▶ Data segment
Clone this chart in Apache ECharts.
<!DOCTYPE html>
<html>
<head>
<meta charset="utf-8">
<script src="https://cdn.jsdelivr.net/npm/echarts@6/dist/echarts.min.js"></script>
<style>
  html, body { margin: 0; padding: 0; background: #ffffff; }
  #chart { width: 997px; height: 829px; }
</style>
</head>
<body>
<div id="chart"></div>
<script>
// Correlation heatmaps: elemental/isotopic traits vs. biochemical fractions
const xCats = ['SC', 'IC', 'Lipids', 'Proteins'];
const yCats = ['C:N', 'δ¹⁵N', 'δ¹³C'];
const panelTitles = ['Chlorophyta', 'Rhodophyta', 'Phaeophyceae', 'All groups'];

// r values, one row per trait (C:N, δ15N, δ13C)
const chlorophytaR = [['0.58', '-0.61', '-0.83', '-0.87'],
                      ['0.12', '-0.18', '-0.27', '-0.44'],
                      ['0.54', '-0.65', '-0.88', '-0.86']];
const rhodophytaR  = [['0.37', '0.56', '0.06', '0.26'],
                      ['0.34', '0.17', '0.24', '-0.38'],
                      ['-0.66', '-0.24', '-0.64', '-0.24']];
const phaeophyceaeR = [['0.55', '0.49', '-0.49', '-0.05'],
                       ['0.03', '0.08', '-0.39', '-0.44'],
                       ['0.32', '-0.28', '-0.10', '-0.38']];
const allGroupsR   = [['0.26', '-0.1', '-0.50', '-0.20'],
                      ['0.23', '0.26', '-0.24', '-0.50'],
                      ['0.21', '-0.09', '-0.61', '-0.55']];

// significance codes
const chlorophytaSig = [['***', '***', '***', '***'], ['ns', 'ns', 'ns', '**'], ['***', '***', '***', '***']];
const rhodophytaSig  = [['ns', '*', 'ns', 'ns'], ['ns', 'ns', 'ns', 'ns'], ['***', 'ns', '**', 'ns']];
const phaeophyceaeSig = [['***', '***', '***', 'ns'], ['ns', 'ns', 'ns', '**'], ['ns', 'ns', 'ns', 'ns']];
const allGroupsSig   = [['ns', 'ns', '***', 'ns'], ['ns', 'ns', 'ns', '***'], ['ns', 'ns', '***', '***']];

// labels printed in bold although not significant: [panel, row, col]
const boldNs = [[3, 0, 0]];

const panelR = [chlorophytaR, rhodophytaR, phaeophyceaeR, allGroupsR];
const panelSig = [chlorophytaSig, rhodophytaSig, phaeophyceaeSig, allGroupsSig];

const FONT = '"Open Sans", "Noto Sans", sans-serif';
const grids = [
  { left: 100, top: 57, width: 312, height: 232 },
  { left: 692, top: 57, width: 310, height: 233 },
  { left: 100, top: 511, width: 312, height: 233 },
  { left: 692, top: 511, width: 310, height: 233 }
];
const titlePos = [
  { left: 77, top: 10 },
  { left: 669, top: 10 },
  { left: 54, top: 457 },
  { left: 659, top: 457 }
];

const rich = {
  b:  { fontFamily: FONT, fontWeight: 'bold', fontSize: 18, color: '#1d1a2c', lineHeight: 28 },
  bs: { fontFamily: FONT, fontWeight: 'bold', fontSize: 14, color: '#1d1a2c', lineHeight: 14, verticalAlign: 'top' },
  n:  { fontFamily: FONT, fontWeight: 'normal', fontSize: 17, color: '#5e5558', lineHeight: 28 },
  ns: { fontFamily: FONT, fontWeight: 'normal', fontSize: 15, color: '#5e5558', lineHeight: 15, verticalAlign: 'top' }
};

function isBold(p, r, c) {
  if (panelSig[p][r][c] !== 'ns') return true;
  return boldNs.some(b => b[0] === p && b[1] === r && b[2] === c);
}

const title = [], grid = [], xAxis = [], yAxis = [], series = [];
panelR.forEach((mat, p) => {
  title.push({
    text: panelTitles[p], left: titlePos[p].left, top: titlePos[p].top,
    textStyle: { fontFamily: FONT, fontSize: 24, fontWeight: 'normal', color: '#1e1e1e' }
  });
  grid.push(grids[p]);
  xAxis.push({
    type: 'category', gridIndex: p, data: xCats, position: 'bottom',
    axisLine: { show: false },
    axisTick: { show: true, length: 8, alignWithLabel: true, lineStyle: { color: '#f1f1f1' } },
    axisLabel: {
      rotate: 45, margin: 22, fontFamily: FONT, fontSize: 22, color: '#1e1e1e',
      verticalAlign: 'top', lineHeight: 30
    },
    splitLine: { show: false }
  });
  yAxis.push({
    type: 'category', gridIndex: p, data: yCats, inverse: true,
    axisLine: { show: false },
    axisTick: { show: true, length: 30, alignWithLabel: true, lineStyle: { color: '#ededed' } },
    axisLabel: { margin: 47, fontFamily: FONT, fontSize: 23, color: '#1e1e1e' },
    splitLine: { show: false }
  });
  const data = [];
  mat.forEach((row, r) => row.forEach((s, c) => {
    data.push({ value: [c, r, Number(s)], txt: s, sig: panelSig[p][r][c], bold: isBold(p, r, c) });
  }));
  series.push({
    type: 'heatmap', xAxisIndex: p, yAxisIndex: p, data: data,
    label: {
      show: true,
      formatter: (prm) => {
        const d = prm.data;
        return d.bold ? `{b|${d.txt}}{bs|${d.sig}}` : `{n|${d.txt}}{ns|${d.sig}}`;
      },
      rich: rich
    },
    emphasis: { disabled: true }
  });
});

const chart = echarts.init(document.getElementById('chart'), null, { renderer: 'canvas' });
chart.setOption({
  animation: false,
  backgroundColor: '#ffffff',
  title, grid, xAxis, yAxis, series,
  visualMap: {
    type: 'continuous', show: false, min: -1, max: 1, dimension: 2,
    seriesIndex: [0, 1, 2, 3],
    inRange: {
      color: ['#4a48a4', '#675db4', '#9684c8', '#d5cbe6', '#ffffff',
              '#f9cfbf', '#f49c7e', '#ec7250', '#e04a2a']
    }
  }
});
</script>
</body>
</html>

▶ Required work
Copy out the whole listing exactly; please set it all down.

▶ Expected answer
Clone this chart in Apache ECharts.
<!DOCTYPE html>
<html>
<head>
<meta charset="utf-8">
<script src="https://cdn.jsdelivr.net/npm/echarts@6/dist/echarts.min.js"></script>
<style>
  html, body { margin: 0; padding: 0; background: #ffffff; }
  #chart { width: 997px; height: 829px; }
</style>
</head>
<body>
<div id="chart"></div>
<script>
// Correlation heatmaps: elemental/isotopic traits vs. biochemical fractions
const xCats = ['SC', 'IC', 'Lipids', 'Proteins'];
const yCats = ['C:N', 'δ¹⁵N', 'δ¹³C'];
const panelTitles = ['Chlorophyta', 'Rhodophyta', 'Phaeophyceae', 'All groups'];

// r values, one row per trait (C:N, δ15N, δ13C)
const chlorophytaR = [['0.58', '-0.61', '-0.83', '-0.87'],
                      ['0.12', '-0.18', '-0.27', '-0.44'],
                      ['0.54', '-0.65', '-0.88', '-0.86']];
const rhodophytaR  = [['0.37', '0.56', '0.06', '0.26'],
                      ['0.34', '0.17', '0.24', '-0.38'],
                      ['-0.66', '-0.24', '-0.64', '-0.24']];
const phaeophyceaeR = [['0.55', '0.49', '-0.49', '-0.05'],
                       ['0.03', '0.08', '-0.39', '-0.44'],
                       ['0.32', '-0.28', '-0.10', '-0.38']];
const allGroupsR   = [['0.26', '-0.1', '-0.50', '-0.20'],
                      ['0.23', '0.26', '-0.24', '-0.50'],
                      ['0.21', '-0.09', '-0.61', '-0.55']];

// significance codes
const chlorophytaSig = [['***', '***', '***', '***'], ['ns', 'ns', 'ns', '**'], ['***', '***', '***', '***']];
const rhodophytaSig  = [['ns', '*', 'ns', 'ns'], ['ns', 'ns', 'ns', 'ns'], ['***', 'ns', '**', 'ns']];
const phaeophyceaeSig = [['***', '***', '***', 'ns'], ['ns', 'ns', 'ns', '**'], ['ns', 'ns', 'ns', 'ns']];
const allGroupsSig   = [['ns', 'ns', '***', 'ns'], ['ns', 'ns', 'ns', '***'], ['ns', 'ns', '***', '***']];

// labels printed in bold although not significant: [panel, row, col]
const boldNs = [[3, 0, 0]];

const panelR = [chlorophytaR, rhodophytaR, phaeophyceaeR, allGroupsR];
const panelSig = [chlorophytaSig, rhodophytaSig, phaeophyceaeSig, allGroupsSig];

const FONT = '"Open Sans", "Noto Sans", sans-serif';
const grids = [
  { left: 100, top: 57, width: 312, height: 232 },
  { left: 692, top: 57, width: 310, height: 233 },
  { left: 100, top: 511, width: 312, height: 233 },
  { left: 692, top: 511, width: 310, height: 233 }
];
const titlePos = [
  { left: 77, top: 10 },
  { left: 669, top: 10 },
  { left: 54, top: 457 },
  { left: 659, top: 457 }
];

const rich = {
  b:  { fontFamily: FONT, fontWeight: 'bold', fontSize: 18, color: '#1d1a2c', lineHeight: 28 },
  bs: { fontFamily: FONT, fontWeight: 'bold', fontSize: 14, color: '#1d1a2c', lineHeight: 14, verticalAlign: 'top' },
  n:  { fontFamily: FONT, fontWeight: 'normal', fontSize: 17, color: '#5e5558', lineHeight: 28 },
  ns: { fontFamily: FONT, fontWeight: 'normal', fontSize: 15, color: '#5e5558', lineHeight: 15, verticalAlign: 'top' }
};

function isBold(p, r, c) {
  if (panelSig[p][r][c] !== 'ns') return true;
  return boldNs.some(b => b[0] === p && b[1] === r && b[2] === c);
}

const title = [], grid = [], xAxis = [], yAxis = [], series = [];
panelR.forEach((mat, p) => {
  title.push({
    text: panelTitles[p], left: titlePos[p].left, top: titlePos[p].top,
    textStyle: { fontFamily: FONT, fontSize: 24, fontWeight: 'normal', color: '#1e1e1e' }
  });
  grid.push(grids[p]);
  xAxis.push({
    type: 'category', gridIndex: p, data: xCats, position: 'bottom',
    axisLine: { show: false },
    axisTick: { show: true, length: 8, alignWithLabel: true, lineStyle: { color: '#f1f1f1' } },
    axisLabel: {
      rotate: 45, margin: 22, fontFamily: FONT, fontSize: 22, color: '#1e1e1e',
      verticalAlign: 'top', lineHeight: 30
    },
    splitLine: { show: false }
  });
  yAxis.push({
    type: 'category', gridIndex: p, data: yCats, inverse: true,
    axisLine: { show: false },
    axisTick: { show: true, length: 30, alignWithLabel: true, lineStyle: { color: '#ededed' } },
    axisLabel: { margin: 47, fontFamily: FONT, fontSize: 23, color: '#1e1e1e' },
    splitLine: { show: false }
  });
  const data = [];
  mat.forEach((row, r) => row.forEach((s, c) => {
    data.push({ value: [c, r, Number(s)], txt: s, sig: panelSig[p][r][c], bold: isBold(p, r, c) });
  }));
  series.push({
    type: 'heatmap', xAxisIndex: p, yAxisIndex: p, data: data,
    label: {
      show: true,
      formatter: (prm) => {
        const d = prm.data;
        return d.bold ? `{b|${d.txt}}{bs|${d.sig}}` : `{n|${d.txt}}{ns|${d.sig}}`;
      },
      rich: rich
    },
    emphasis: { disabled: true }
  });
});

const chart = echarts.init(document.getElementById('chart'), null, { renderer: 'canvas' });
chart.setOption({
  animation: false,
  backgroundColor: '#ffffff',
  title, grid, xAxis, yAxis, series,
  visualMap: {
    type: 'continuous', show: false, min: -1, max: 1, dimension: 2,
    seriesIndex: [0, 1, 2, 3],
    inRange: {
      color: ['#4a48a4', '#675db4', '#9684c8', '#d5cbe6', '#ffffff',
              '#f9cfbf', '#f49c7e', '#ec7250', '#e04a2a']
    }
  }
});
</script>
</body>
</html>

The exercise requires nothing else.